Patient died after leaving therapy unit
Mother was suicidal previous night
A troubled mother was let out of a Maidstone mental health unit by a member of staff unaware she had been suicidal the previous evening, an inquest has heard.
Natalie Gray discharged herself from Priority House, where she was receiving care as a voluntary patient, and made her way to Barming railway station, a mile away, on April 21 last year.
After spending almost two hours on the platform, the 24-year-old was hit and killed by a train.
An inquest into her death, which started at The Archbishop’s Palace last week, was told the Hermitage Lane facility had a policy that nursing staff should be consulted before an informal patient left the building.
But giving evidence, Emma Farrell, from the occupational therapy support team, said she had not been made aware of the protocol.

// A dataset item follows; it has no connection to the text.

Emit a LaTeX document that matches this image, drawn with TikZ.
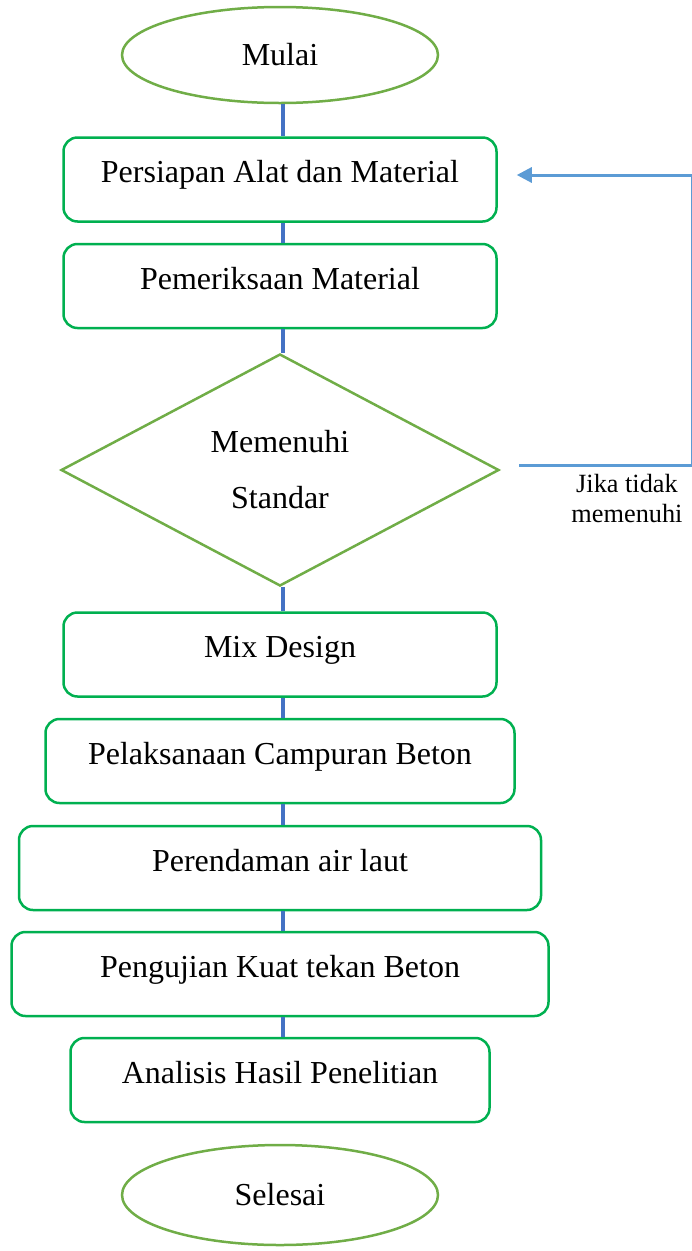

She said Miss Gray had asked to go out for a cigarette, so she had used her key fob to open the door of the ward, as she had seen others do with voluntary patients.
She said it was only later she was made aware a doctor had raised con- cerns about Miss Gray’s state of mind the previous evening, recommending she should be assessed by a medical practitioner if she became agitated and tried to leave the unit.
The support worker said it was something she would have expected to have been briefed on.
The inquest heard Miss Gray, from Folkestone, had been diagnosed with emotionally unstable personality disorder and had tried to commit suicide several times since she was 14.
She told mental heath staff she thought she had been recruited by the devil.
The inquest is expected to last until next Friday.